3. When discussing the band 9 receivers, the Handbook states: "In the future, suitable phase switching will be introduced in the correlator, and both sidebands can be correlated and processed independently, thus doubling the effective system bandwidth." How far away is that future? Will both sidebands be available for Cycle 1 observations? When this future arrives, how will this system be different, from an observer's point of view, from a 2SB system? Will both sidebands will be available separately for both systems?

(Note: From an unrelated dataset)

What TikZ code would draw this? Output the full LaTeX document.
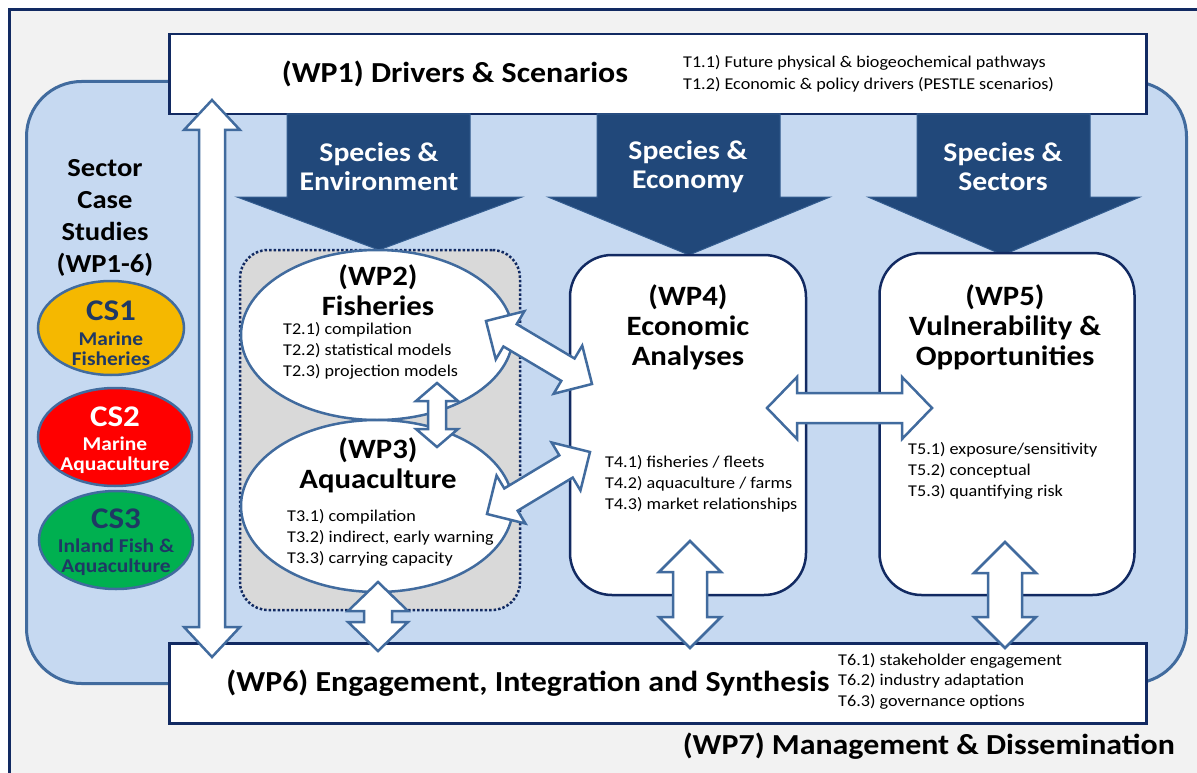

Answer: It hasn't yet been decided whether or not phase-switching will be offered in Cycle 1. The status of phase-switching depends on the outcome of tests that are still underway. Please stay tuned; the full Cycle 1 capabilities will be announced at the time of the Cycle 1 Call for Proposals. However, both sidebands will be available for Cycle 1 in a similar manner as described above for the 2SB receivers. Like those bands, band 9 will have independently tunable spectral windows. What is different currently for DSB and 2SB observing with ALMA is that the noise from the "unwanted" sideband is not suppressed, and for single-dish observing the signal from the opposite sideband is not suppressed either. The latter will always be true for single-dish mode. When phase-switching becomes available, both band 9 sidebands will still be available separately. However, the signal from the opposite sideband will also be available "for free", which is where the effective bandwidth doubling comes in. The system with phase-switching will thus provide twice as many spectral windows, but the spectral windows will no longer be completely independently tunable. (e.g., 4 independent tunings of 8 spectral windows in DSB, instead of 4 independent tunings of 4 spectral windows in 2SB.)